■ **THE REQUEST**
Provide again, from the entries below, every line from the one containing "Write the matplotlib code for this chart." through the one containing "alloys = ['Alloy", exactly as written, and no other line.

>> begin ENTRIES PROVIDED

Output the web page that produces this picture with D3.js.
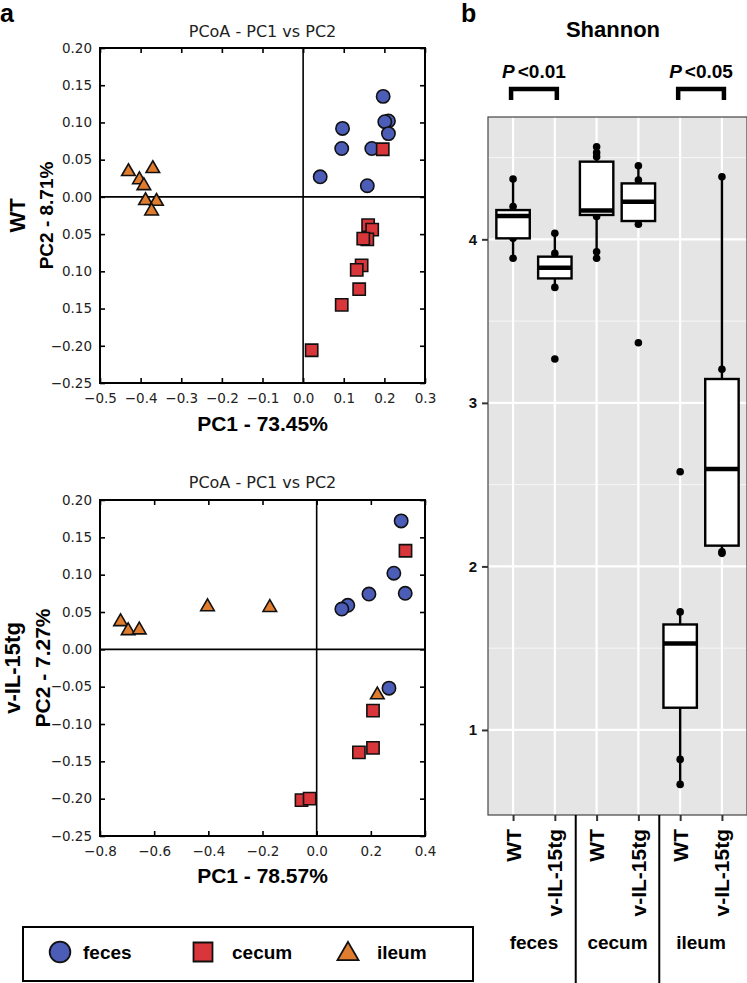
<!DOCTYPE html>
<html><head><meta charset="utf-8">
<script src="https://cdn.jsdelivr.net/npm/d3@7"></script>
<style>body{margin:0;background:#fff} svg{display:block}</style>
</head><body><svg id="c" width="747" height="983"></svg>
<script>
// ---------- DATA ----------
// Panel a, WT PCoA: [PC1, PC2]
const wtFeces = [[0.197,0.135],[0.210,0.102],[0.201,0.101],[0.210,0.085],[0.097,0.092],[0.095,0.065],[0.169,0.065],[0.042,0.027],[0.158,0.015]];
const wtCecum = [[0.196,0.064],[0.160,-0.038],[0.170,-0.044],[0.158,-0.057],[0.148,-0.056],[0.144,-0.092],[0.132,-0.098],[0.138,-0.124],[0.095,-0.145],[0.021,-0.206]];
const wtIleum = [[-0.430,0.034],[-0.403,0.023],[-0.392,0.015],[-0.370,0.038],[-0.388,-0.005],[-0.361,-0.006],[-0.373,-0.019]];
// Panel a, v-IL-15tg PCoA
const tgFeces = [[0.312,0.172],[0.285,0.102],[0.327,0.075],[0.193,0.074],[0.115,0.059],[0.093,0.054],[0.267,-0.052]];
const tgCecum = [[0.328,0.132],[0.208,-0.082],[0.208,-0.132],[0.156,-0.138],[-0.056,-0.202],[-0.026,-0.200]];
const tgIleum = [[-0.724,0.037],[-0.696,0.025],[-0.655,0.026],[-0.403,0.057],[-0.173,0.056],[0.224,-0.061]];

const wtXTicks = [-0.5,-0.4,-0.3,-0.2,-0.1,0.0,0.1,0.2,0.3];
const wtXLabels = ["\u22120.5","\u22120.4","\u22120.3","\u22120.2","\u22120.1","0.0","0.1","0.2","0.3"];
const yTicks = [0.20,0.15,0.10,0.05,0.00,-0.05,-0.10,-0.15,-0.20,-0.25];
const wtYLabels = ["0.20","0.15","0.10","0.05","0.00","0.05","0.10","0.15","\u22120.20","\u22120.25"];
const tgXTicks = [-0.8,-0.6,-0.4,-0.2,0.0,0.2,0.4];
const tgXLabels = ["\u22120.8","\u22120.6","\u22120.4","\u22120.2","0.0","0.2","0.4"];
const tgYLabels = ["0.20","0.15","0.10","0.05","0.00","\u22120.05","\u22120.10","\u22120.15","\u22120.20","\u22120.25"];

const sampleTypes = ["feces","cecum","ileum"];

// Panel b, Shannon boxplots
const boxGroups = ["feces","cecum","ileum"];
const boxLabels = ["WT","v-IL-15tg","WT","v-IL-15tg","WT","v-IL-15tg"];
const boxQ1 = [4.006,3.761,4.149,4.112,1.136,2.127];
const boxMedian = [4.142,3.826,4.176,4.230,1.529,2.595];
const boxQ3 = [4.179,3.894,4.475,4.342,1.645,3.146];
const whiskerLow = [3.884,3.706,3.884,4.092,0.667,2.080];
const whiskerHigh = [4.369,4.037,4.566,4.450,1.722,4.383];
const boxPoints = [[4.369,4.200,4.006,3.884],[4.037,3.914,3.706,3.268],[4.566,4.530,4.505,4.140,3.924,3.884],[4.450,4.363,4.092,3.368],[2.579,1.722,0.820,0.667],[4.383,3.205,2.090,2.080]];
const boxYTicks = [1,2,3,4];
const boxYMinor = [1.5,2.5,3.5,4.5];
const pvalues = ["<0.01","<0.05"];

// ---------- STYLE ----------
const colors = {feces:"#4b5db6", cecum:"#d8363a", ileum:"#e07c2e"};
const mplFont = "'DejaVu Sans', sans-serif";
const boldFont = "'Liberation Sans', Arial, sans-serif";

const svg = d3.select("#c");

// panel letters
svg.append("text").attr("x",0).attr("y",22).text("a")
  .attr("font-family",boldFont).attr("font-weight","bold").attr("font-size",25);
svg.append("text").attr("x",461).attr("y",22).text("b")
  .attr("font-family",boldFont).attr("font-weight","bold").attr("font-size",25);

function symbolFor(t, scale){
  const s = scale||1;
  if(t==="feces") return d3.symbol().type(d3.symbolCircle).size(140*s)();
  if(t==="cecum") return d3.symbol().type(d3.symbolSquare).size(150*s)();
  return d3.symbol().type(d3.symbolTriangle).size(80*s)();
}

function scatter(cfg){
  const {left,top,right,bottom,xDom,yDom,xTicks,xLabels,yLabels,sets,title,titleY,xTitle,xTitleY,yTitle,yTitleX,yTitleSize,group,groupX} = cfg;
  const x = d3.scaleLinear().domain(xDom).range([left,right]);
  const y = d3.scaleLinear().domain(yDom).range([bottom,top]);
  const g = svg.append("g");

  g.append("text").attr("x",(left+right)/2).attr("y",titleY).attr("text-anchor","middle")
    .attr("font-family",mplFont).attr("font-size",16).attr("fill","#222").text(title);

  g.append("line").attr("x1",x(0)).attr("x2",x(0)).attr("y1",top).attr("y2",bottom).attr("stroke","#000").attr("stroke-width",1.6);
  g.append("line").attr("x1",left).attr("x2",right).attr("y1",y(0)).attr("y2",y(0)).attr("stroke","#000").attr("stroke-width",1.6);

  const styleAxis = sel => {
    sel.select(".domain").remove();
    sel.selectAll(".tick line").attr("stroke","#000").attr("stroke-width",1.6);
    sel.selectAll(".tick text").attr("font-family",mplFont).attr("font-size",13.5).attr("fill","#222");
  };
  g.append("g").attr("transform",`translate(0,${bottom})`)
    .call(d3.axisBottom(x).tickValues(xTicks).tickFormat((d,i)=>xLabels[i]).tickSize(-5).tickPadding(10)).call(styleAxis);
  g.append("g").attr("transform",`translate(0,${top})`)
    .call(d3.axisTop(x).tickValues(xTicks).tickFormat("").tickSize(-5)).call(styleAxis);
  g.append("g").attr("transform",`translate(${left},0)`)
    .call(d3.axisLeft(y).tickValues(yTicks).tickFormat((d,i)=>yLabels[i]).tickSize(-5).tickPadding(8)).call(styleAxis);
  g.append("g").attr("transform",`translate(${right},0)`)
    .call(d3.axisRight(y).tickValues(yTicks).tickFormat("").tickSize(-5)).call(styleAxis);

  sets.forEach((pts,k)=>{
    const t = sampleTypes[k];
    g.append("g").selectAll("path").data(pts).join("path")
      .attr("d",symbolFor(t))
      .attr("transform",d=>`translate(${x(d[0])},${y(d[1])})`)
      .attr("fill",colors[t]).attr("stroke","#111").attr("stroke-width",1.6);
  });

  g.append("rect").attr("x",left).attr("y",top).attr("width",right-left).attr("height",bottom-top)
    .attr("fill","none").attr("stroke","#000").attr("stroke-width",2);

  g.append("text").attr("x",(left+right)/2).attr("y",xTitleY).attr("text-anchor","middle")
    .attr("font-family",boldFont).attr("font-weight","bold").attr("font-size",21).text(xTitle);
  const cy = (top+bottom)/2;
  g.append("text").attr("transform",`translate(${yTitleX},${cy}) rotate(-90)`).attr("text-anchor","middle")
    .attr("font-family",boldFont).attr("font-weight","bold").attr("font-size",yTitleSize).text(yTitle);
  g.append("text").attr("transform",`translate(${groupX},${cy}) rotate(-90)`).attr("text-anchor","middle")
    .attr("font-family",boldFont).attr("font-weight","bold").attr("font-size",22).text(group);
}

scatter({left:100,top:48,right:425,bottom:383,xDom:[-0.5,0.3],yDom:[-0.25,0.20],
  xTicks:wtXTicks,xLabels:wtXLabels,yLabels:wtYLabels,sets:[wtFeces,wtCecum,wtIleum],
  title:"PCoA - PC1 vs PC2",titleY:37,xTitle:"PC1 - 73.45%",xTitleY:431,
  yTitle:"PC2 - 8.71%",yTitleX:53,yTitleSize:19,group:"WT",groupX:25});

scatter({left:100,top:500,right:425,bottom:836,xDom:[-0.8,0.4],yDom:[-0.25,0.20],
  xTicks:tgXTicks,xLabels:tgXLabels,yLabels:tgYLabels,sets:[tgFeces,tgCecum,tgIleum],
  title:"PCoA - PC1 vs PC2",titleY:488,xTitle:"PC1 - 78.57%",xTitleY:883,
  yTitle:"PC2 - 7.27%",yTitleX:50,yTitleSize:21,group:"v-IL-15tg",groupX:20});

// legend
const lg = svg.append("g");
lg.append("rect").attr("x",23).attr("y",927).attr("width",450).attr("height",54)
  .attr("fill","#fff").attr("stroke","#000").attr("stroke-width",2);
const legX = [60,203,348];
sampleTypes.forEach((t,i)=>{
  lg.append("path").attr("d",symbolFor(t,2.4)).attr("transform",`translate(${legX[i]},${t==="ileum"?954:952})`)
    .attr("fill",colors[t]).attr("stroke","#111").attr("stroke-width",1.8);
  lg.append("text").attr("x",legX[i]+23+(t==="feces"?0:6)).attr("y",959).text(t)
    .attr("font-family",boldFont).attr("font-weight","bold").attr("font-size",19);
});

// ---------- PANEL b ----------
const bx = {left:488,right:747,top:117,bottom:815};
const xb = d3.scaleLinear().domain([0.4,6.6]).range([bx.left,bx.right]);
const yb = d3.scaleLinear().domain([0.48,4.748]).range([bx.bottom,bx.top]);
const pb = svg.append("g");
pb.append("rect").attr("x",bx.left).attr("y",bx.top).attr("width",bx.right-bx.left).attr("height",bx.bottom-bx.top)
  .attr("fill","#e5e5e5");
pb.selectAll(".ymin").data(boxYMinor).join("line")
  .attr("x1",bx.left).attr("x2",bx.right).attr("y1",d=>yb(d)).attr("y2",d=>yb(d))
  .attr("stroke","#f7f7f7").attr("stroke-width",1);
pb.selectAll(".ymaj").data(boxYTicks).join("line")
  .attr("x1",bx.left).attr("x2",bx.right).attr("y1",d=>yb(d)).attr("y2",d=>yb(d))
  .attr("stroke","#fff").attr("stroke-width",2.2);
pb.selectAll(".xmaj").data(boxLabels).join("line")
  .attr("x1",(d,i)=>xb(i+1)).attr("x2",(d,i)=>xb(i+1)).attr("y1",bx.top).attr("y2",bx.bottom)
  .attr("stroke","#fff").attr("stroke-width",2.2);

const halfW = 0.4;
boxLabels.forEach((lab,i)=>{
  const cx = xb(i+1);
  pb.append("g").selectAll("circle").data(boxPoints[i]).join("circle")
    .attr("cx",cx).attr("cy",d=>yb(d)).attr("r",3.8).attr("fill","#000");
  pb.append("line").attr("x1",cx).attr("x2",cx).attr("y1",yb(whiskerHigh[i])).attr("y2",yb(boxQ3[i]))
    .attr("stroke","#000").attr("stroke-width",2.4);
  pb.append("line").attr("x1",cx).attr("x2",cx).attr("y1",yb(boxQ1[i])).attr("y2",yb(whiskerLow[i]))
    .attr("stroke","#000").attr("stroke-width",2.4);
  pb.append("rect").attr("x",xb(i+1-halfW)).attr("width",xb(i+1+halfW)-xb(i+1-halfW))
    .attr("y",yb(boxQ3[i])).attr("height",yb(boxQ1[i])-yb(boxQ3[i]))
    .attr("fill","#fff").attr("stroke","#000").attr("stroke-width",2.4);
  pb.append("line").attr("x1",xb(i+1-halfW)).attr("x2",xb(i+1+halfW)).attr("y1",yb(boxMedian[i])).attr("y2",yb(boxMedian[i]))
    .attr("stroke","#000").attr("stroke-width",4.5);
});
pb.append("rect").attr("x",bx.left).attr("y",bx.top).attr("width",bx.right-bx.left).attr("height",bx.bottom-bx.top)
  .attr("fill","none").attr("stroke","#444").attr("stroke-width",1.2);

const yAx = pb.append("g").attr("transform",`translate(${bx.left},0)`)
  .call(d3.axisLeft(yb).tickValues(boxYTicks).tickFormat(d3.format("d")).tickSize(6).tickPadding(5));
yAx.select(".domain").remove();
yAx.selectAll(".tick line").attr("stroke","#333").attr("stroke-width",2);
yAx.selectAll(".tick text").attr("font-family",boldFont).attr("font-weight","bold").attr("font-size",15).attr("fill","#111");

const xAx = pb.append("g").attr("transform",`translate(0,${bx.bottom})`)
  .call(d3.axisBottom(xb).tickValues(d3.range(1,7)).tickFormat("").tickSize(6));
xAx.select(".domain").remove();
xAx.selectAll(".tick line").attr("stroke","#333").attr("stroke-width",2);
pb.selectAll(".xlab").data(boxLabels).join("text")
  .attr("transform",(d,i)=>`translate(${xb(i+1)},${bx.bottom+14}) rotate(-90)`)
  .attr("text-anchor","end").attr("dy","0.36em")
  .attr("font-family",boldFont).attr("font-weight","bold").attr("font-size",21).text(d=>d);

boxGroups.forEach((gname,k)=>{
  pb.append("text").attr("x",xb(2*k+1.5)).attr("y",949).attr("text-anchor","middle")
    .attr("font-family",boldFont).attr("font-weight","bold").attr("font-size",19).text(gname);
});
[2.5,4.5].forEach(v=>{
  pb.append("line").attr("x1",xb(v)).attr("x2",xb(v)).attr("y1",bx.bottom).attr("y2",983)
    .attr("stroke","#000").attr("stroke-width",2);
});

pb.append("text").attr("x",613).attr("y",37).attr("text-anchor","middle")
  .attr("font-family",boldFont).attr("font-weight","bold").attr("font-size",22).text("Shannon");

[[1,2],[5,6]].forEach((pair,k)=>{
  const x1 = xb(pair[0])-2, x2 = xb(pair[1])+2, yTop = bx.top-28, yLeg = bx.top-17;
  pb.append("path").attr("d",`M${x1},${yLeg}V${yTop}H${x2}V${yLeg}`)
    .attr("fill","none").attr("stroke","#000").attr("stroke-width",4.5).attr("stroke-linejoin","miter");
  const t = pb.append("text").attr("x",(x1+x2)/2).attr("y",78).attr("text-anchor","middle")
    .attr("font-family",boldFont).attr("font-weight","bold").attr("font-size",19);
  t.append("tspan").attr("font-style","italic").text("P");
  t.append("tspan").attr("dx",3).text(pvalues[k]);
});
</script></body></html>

>> end ENTRIES PROVIDED
>> begin ENTRIES PROVIDED

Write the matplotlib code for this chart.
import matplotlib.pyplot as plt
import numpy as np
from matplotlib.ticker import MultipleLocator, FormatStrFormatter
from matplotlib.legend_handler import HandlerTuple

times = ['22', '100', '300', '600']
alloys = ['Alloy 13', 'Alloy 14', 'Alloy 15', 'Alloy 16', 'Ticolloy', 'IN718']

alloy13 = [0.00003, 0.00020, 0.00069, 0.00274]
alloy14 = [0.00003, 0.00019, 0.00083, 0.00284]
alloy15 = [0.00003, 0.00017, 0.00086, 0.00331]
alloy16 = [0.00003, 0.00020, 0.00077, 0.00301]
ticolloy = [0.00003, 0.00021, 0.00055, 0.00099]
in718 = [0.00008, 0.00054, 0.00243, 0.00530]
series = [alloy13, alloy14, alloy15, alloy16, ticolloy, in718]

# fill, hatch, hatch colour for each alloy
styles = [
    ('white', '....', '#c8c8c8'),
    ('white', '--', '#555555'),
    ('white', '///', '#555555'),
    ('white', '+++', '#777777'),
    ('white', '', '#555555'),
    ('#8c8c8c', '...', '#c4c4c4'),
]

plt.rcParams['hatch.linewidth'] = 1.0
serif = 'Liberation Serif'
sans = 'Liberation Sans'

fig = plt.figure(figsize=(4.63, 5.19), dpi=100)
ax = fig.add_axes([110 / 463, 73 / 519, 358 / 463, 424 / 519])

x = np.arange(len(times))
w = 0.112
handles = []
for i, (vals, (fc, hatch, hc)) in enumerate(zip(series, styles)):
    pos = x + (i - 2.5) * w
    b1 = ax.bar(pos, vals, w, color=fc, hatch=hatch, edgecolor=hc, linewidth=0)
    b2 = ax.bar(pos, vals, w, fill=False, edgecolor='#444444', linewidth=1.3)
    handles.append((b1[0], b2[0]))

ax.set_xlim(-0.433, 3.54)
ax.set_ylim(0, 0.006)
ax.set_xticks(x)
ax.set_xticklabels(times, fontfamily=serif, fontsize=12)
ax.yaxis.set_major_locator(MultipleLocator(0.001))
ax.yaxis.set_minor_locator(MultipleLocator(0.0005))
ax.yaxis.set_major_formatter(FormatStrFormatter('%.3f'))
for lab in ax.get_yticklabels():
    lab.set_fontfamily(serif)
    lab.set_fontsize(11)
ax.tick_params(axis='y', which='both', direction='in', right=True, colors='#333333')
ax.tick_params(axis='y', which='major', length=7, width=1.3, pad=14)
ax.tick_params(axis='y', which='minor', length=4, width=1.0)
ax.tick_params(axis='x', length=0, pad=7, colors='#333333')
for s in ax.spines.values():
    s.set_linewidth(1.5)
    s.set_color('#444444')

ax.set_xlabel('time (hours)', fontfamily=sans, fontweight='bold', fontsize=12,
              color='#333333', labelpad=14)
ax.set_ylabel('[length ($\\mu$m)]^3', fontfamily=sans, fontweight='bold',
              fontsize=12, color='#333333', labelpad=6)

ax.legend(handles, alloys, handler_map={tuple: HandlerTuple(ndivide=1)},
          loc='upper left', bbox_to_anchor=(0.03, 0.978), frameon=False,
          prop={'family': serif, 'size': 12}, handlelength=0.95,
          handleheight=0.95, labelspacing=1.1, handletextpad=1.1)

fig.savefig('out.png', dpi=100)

>> end ENTRIES PROVIDED
>> begin ENTRIES PROVIDED

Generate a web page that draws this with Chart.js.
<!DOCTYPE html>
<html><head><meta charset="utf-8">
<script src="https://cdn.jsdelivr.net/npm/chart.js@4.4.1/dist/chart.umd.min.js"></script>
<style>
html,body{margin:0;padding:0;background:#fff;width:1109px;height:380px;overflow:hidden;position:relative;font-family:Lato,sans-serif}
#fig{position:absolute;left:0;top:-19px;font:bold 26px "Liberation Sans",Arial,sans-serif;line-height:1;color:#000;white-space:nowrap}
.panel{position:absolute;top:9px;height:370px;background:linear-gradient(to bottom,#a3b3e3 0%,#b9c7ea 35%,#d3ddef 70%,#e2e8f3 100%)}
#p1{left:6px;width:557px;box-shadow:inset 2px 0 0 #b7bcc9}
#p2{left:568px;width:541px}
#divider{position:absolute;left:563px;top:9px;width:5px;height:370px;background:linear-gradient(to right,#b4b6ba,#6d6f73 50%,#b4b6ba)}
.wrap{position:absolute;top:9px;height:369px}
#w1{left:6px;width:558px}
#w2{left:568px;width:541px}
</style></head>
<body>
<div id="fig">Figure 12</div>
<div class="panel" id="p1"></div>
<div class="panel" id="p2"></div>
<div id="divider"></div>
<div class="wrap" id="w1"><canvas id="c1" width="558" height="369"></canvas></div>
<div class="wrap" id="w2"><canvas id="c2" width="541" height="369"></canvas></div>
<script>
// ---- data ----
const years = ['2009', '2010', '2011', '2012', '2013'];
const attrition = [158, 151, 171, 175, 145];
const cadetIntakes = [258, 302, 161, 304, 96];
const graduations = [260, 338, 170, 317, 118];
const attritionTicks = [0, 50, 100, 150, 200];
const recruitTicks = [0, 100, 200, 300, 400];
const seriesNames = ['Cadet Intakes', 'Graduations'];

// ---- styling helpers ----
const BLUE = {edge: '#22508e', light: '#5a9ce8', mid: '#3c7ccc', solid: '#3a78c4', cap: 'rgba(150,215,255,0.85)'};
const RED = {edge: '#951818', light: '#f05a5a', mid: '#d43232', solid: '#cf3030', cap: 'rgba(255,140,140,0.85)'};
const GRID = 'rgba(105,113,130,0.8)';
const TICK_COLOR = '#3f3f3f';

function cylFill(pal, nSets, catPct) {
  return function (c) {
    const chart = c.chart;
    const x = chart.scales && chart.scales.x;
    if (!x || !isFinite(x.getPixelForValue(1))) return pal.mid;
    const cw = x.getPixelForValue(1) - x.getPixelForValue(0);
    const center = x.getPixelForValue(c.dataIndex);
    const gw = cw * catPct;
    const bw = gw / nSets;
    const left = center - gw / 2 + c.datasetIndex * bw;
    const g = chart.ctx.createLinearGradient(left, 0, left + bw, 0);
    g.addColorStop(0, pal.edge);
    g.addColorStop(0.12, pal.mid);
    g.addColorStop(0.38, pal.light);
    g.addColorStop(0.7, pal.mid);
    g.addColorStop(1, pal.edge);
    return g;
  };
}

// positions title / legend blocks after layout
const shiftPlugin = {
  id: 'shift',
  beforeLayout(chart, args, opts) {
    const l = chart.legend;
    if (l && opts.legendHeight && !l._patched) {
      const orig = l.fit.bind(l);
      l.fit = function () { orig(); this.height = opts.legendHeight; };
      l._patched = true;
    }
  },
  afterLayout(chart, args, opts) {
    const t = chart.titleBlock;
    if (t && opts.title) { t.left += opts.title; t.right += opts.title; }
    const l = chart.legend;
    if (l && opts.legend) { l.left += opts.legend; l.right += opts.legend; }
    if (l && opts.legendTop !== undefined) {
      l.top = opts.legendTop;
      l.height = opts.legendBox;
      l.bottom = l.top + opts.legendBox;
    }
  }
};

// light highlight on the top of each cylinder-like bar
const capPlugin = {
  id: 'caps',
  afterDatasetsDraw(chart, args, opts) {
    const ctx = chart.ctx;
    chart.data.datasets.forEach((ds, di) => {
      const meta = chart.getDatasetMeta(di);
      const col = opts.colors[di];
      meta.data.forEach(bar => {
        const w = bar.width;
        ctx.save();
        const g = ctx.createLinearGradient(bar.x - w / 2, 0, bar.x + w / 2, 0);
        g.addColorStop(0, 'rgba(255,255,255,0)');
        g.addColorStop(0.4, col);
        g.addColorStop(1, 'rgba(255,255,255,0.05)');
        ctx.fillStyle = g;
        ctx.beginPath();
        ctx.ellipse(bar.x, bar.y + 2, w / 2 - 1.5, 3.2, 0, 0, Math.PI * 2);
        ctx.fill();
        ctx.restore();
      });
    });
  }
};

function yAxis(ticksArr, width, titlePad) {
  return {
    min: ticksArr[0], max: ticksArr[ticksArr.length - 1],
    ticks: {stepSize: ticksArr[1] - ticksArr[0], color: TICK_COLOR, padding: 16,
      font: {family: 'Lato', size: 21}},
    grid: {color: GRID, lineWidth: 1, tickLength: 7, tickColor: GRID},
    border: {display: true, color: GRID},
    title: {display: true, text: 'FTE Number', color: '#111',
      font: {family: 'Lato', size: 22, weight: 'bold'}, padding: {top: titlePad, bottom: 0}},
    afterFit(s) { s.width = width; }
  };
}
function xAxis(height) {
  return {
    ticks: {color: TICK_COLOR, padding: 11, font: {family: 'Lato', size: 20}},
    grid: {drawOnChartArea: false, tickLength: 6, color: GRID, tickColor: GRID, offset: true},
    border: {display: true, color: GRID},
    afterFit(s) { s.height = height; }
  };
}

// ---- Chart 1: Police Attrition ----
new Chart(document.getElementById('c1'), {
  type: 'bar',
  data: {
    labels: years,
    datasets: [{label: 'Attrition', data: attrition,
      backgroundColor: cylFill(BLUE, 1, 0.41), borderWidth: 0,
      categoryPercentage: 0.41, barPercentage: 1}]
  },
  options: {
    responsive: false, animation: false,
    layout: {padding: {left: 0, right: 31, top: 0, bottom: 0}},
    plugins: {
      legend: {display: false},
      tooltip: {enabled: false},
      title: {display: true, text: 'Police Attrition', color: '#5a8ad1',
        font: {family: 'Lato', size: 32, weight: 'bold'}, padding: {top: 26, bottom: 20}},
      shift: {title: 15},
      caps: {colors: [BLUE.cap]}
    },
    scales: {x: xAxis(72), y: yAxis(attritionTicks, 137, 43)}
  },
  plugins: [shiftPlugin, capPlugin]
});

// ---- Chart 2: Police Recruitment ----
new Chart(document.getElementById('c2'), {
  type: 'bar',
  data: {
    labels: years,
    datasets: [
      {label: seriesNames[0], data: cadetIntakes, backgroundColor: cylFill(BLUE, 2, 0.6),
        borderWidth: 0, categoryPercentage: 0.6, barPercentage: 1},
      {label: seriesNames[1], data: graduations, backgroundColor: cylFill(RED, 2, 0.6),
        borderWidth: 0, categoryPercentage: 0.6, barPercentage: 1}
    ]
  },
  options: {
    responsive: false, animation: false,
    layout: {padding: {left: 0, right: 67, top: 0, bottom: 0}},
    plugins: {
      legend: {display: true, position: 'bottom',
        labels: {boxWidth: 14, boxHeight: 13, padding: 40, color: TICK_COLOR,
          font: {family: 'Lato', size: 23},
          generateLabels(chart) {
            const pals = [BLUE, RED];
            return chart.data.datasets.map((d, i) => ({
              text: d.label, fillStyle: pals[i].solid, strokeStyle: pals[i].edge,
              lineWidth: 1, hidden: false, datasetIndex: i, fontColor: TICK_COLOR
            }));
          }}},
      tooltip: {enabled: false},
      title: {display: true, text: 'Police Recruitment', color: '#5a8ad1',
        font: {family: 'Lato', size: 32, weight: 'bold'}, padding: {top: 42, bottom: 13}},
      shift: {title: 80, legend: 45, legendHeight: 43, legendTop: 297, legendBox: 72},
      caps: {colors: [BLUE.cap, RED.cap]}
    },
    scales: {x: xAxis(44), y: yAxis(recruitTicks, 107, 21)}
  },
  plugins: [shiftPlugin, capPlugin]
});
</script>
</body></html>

>> end ENTRIES PROVIDED

■ **RESULT OF THIS TASK**
Write the matplotlib code for this chart.
import matplotlib.pyplot as plt
import numpy as np
from matplotlib.ticker import MultipleLocator, FormatStrFormatter
from matplotlib.legend_handler import HandlerTuple

times = ['22', '100', '300', '600']
alloys = ['Alloy 13', 'Alloy 14', 'Alloy 15', 'Alloy 16', 'Ticolloy', 'IN718']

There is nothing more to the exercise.